2005-02-01 Thread Louis Suarez-Potts
HI

>
>Also, DRM is promoted as a feature in other office-suites, so we do
>need to understand and be able to state succintly where we stand on
>the issue.

We first came across this problem a couple of years ago, and our (Joerg
Heilig, technical lead, speaking for the Sun) stance at the time was
that we would rather go with 

"digital signatures and encryption using open APIs and open standards
(like XML signatures). We do not have information on how to use the
Microsoft DRM in apps not coming from MS, like OpenOffice.org. It would
be a requirement for supporting DRM to have access to these APIs but
also to be able to replace the backend infrastructure that manages the
certificates and the authentication behind the APIs. I do not see any
indications that this information is going to be available soon. In the
end it is the people who send documents around who will decide on how
useful this feature is. Remember that you need to know that the
recipient has at least MS Office 2003 and that she has a MS passport
account or other account managed in a MS backend certificate store. This
does not sound to me like a compelling picture looking at the level of
trust that people have developed towards MS. I rather see people asking
for a backend infrastructure that is based on public standards and
implementations from multiple vendors to choose from." [1]

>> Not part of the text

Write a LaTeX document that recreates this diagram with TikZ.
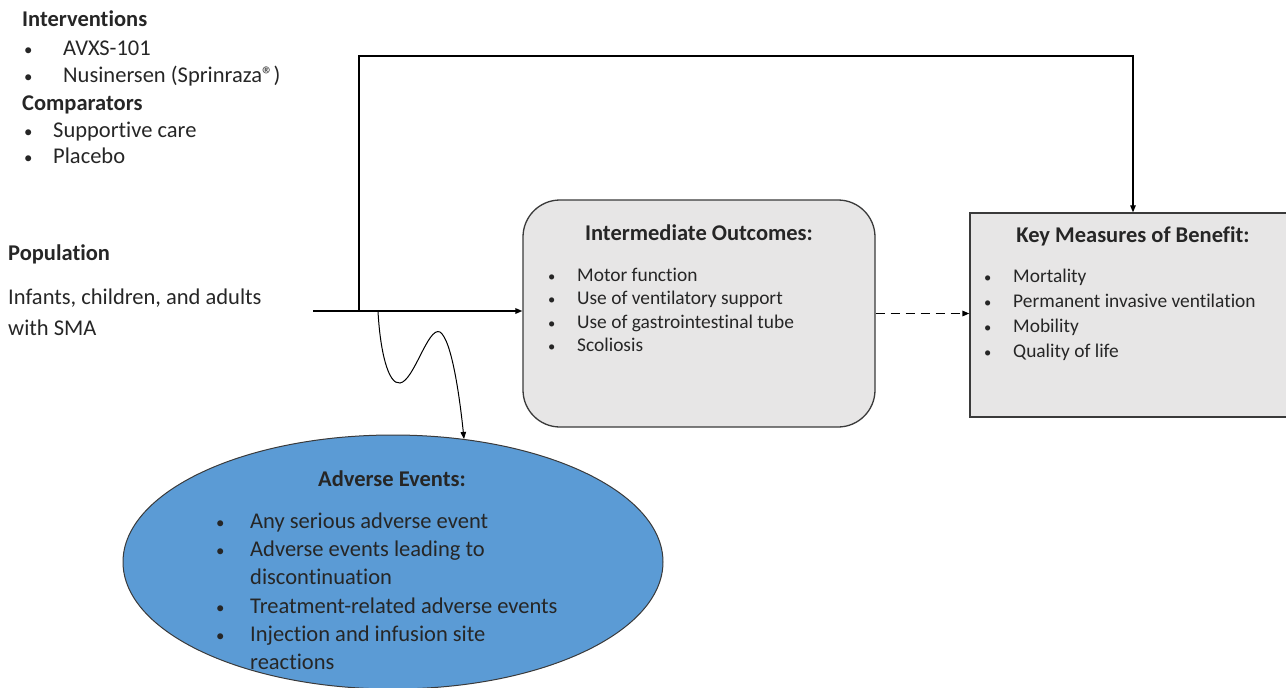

Since this interview, we have of course been working on digital
signatures, which provide security.

In general, DRM is a) largely undefined but often means limiting what
one does as a recipient with a file,  and b) often pernicious where you
find it (because it limits what you do with what you think is your
property).  

In several interviews (or at least a couple; it was a big issue then;
Joerg also was interviewed elswhere, on this issue, though I don't know
if was published), I argued that Microsoft is terrorizing users,
espeically enterprises, and using its DRM as a weapon to route them into
using MSFT products alone.  I also presented the counter: one can have
just more than adequate security using the technologies Joerg describes,
which are open, and not ultimately forcing a dependency on a secretive
corporation.  


>
>Regards Jacqueline

-cheers
Louis
>

[1] Joerg Heilig interview.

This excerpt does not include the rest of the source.